Here is the photo of one of the tanks that I posted earlier. Each tank contains about 3000 gallons of deionized water that is used as the detector medium. The tanks are solar powered with a battery backup and relay the information via radio.




















Inside the tank is a liner, larger than this model.




















You can see the three white circles on the top of the liner. The dome on top is an actual dome that goes in each of those three white circles. The dome protects the photomultiplier tube (PMT) pictured below. PMTs detect flashes of light and each tank has three of them.
















This is a map of the array. Each dot, I know they are hard to see in this photo, represents a tank. They light up red when they detect something. Basically cosmic rays hit something high in the atmosphere which sends a cascade of particles down towards earth. The cascade is sort of shaped like a cone. Some of those particles from the cascade then interact with the water in the tanks to produce flashes of light which the PMTs pickup. Based on which tanks see flashes when, the physicists are able to figure out the path of the cosmic ray, which over time would allow them to see if a cosmic rays tend to originate in select places in the universe. At least that's how I understand it.



















This is section of a mirror from another detector. There is a model of a building on the left. The building houses five of these mirrors. This section contains 9 individual mirrors, while the actual telescope has 24. These mirrors are used to detect flashes of light in the night sky from cosmic ray interactions.














Here are some of the actual PMTs. Each telescope has 440 of them, so you can think of it as being a camera with 440 pixels, the digital camera I used to take this photo has 12.1 million pixels.
















This is what one of the telescopes looks like.
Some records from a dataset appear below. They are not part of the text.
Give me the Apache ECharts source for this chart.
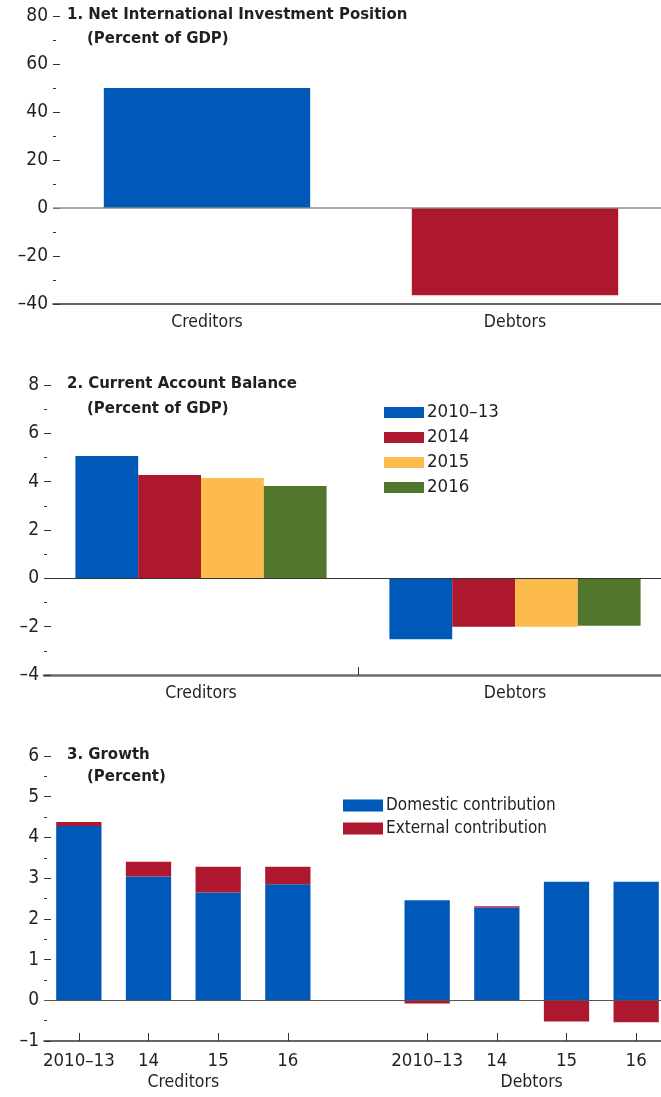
<!DOCTYPE html>
<html>
<head>
<meta charset="utf-8">
<script src="https://cdn.jsdelivr.net/npm/echarts@6/dist/echarts.min.js"></script>
<style>
html,body{margin:0;padding:0;background:#fff;}
#c{width:661px;height:1097px;}
</style>
</head>
<body>
<div id="c"></div>
<script>
// ---- Data ----
const niipCategories = ['Creditors', 'Debtors'];
const niipValues = [50, -36.4];

const cabCategories = ['Creditors', 'Debtors'];
const cabSeriesNames = ['2010–13', '2014', '2015', '2016'];
const cab2010_13 = [5.06, -2.52];
const cab2014 = [4.28, -2.0];
const cab2015 = [4.15, -2.0];
const cab2016 = [3.82, -1.96];

const growthCategories = ['2010–13', '14', '15', '16', '', '2010–13', '14', '15', '16'];
const growthDomestic = [4.28, 3.04, 2.65, 2.85, '-', 2.46, 2.28, 2.91, 2.91];
const growthExternal = [0.10, 0.36, 0.63, 0.43, '-', -0.08, 0.03, -0.52, -0.54];
const growthGroups = ['Creditors', 'Debtors'];

// ---- Style ----
const FONT = "'Liberation Sans Narrow','DejaVu Sans Condensed','Roboto',sans-serif";
const TXT = '#231f20';
const BLUE = '#0058b8', RED = '#ae182e', YELLOW = '#fdba4d', GREEN = '#50762b';

function fmt(v){ return v < 0 ? '–' + Math.abs(v) : String(v); }

function yAxisDef(grid, min, max, interval){
  return {
    type: 'value', gridIndex: grid, min: min, max: max, interval: interval,
    axisLine: {show: false},
    axisTick: {show: true, inside: true, length: 7, lineStyle: {color: '#333', width: 1}},
    minorTick: {show: true, splitNumber: 2, length: 3, lineStyle: {color: '#333', width: 1}},
    splitLine: {show: false},
    axisLabel: {formatter: fmt, color: TXT, fontFamily: FONT, fontSize: 19, margin: 5}
  };
}
function zeroLine(color, width){
  return {silent: true, symbol: 'none', label: {show: false},
    lineStyle: {color: color, width: width, type: 'solid'},
    data: [{yAxis: 0}]};
}
function titleDef(text, left, top){
  return {text: text, left: left, top: top, padding: 0,
    textStyle: {fontFamily: FONT, fontSize: 16.6, fontWeight: 'bold', color: TXT}};
}
const legendText = {fontFamily: FONT, fontSize: 17, color: TXT, padding: [0,0,0,-2]};
function gridDef(left, width, top, height){
  return {left: left, width: width, top: top, height: height, containLabel: false, outerBoundsMode: 'none'};
}

const option = {
  animation: false,
  backgroundColor: '#fff',
  title: [
    titleDef('1. Net International Investment Position', 67, 6),
    titleDef('(Percent of GDP)', 87, 30),
    titleDef('2. Current Account Balance', 67, 375),
    titleDef('(Percent of GDP)', 87, 400),
    titleDef('3. Growth', 67, 746),
    titleDef('(Percent)', 87, 768)
  ],
  legend: [
    {data: cabSeriesNames, orient: 'vertical', left: 384, top: 403, padding: 0, itemWidth: 40, itemHeight: 11, itemGap: 6,
     icon: 'rect', textStyle: Object.assign({}, legendText, {fontSize: 18.5})},
    {data: ['Domestic contribution', 'External contribution'], orient: 'vertical', left: 343, top: 797, padding: 0,
     itemWidth: 40, itemHeight: 12, itemGap: 6, icon: 'rect', textStyle: legendText}
  ],
  grid: [
    gridDef(53, 616, 16, 288),
    gridDef(44, 628, 385, 290),
    gridDef(44, 627, 756, 285)
  ],
  xAxis: [
    {type: 'category', gridIndex: 0, data: niipCategories,
     axisLine: {onZero: false, lineStyle: {color: '#333', width: 1.5}},
     axisTick: {show: false},
     axisLabel: {color: TXT, fontFamily: FONT, fontSize: 17.5, margin: 9}},
    {type: 'category', gridIndex: 1, data: cabCategories,
     axisLine: {onZero: false, lineStyle: {color: '#6b6b6b', width: 2.5}},
     axisTick: {show: false},
     axisLabel: {color: TXT, fontFamily: FONT, fontSize: 17.5, margin: 9}},
    // boundary tick between the two groups of panel 2
    {type: 'category', gridIndex: 1, data: ['', '|', ''], boundaryGap: false, position: 'bottom',
     axisLine: {show: false, onZero: false}, axisLabel: {show: false}, splitLine: {show: false},
     axisTick: {show: true, inside: true, alignWithLabel: true, length: 8,
       interval: function(i){ return i === 1; }, lineStyle: {color: '#333', width: 1}}},
    {type: 'category', gridIndex: 2, data: growthCategories,
     axisLine: {onZero: false, lineStyle: {color: '#333', width: 1.5}},
     axisTick: {show: true, inside: true, alignWithLabel: true, length: 8,
       interval: function(i, v){ return v !== ''; }, lineStyle: {color: '#333', width: 1}},
     axisLabel: {color: TXT, fontFamily: FONT, fontSize: 18.5, margin: 11, interval: 0}},
    {type: 'value', gridIndex: 2, min: 0, max: growthCategories.length, interval: 1, position: 'bottom', offset: 21,
     axisLine: {show: false}, axisTick: {show: false}, splitLine: {show: false},
     axisLabel: {color: TXT, fontFamily: FONT, fontSize: 17.5, margin: 11, showMinLabel: true, showMaxLabel: true,
       formatter: function(v){
         const gap = growthCategories.indexOf('');
         if (v === 2) return growthGroups[0];
         if (v === gap + 3) return growthGroups[1];
         return '';
       }}}
  ],
  yAxis: [
    yAxisDef(0, -40, 80, 20),
    yAxisDef(1, -4, 8, 2),
    yAxisDef(2, -1, 6, 1)
  ],
  series: [
    {name: 'NIIP', type: 'bar', xAxisIndex: 0, yAxisIndex: 0, barCategoryGap: '33%',
     data: niipValues.map(function(v, i){ return {value: v, itemStyle: {color: i === 0 ? BLUE : RED}}; }),
     markLine: zeroLine('#8a8a8a', 1.5)},
    {name: cabSeriesNames[0], type: 'bar', xAxisIndex: 1, yAxisIndex: 1, data: cab2010_13, itemStyle: {color: BLUE},
     barGap: '0%', barCategoryGap: '20%', markLine: zeroLine('#333', 1)},
    {name: cabSeriesNames[1], type: 'bar', xAxisIndex: 1, yAxisIndex: 1, data: cab2014, itemStyle: {color: RED}, barGap: '0%', barCategoryGap: '20%'},
    {name: cabSeriesNames[2], type: 'bar', xAxisIndex: 1, yAxisIndex: 1, data: cab2015, itemStyle: {color: YELLOW}, barGap: '0%', barCategoryGap: '20%'},
    {name: cabSeriesNames[3], type: 'bar', xAxisIndex: 1, yAxisIndex: 1, data: cab2016, itemStyle: {color: GREEN}, barGap: '0%', barCategoryGap: '20%'},
    {name: 'Domestic contribution', type: 'bar', xAxisIndex: 3, yAxisIndex: 2, stack: 'g', data: growthDomestic,
     itemStyle: {color: BLUE}, barCategoryGap: '35%', markLine: zeroLine('#555', 1.2)},
    {name: 'External contribution', type: 'bar', xAxisIndex: 3, yAxisIndex: 2, stack: 'g', data: growthExternal,
     itemStyle: {color: RED}, barCategoryGap: '35%'}
  ]
};

const chart = echarts.init(document.getElementById('c'), null, {renderer: 'canvas'});
chart.setOption(option);
</script>
</body>
</html>
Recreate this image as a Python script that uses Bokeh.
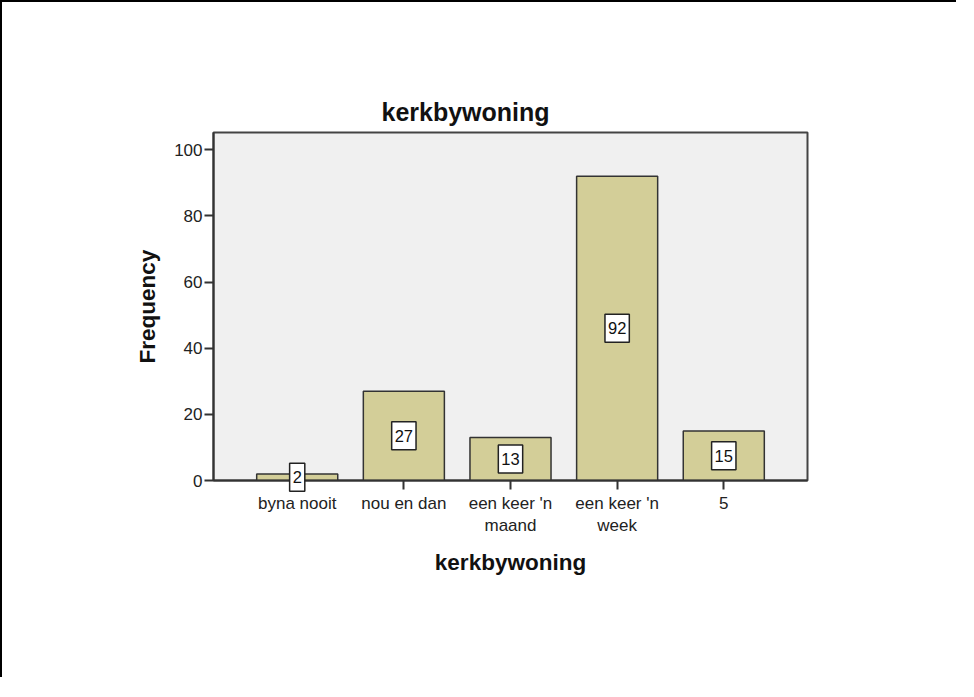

You can see the PMTs on the right.




















Here's a close up shot of the model of one of the buildings. Again there are four of these buildings included in the array, and I've gone to two of them Los Leones and Coihueco.



















One of the complications in using the air in the atmosphere as the detector medium is dust and air density affect how intense the flash of light is. In order to determine if the flash is dim because it was far away or if aerosols were blocking some of the light, they use lasers to take measurements of the atmosphere to calibrate their data. This photo shows what the laser looks like, but again they only open the top during calm weather at night.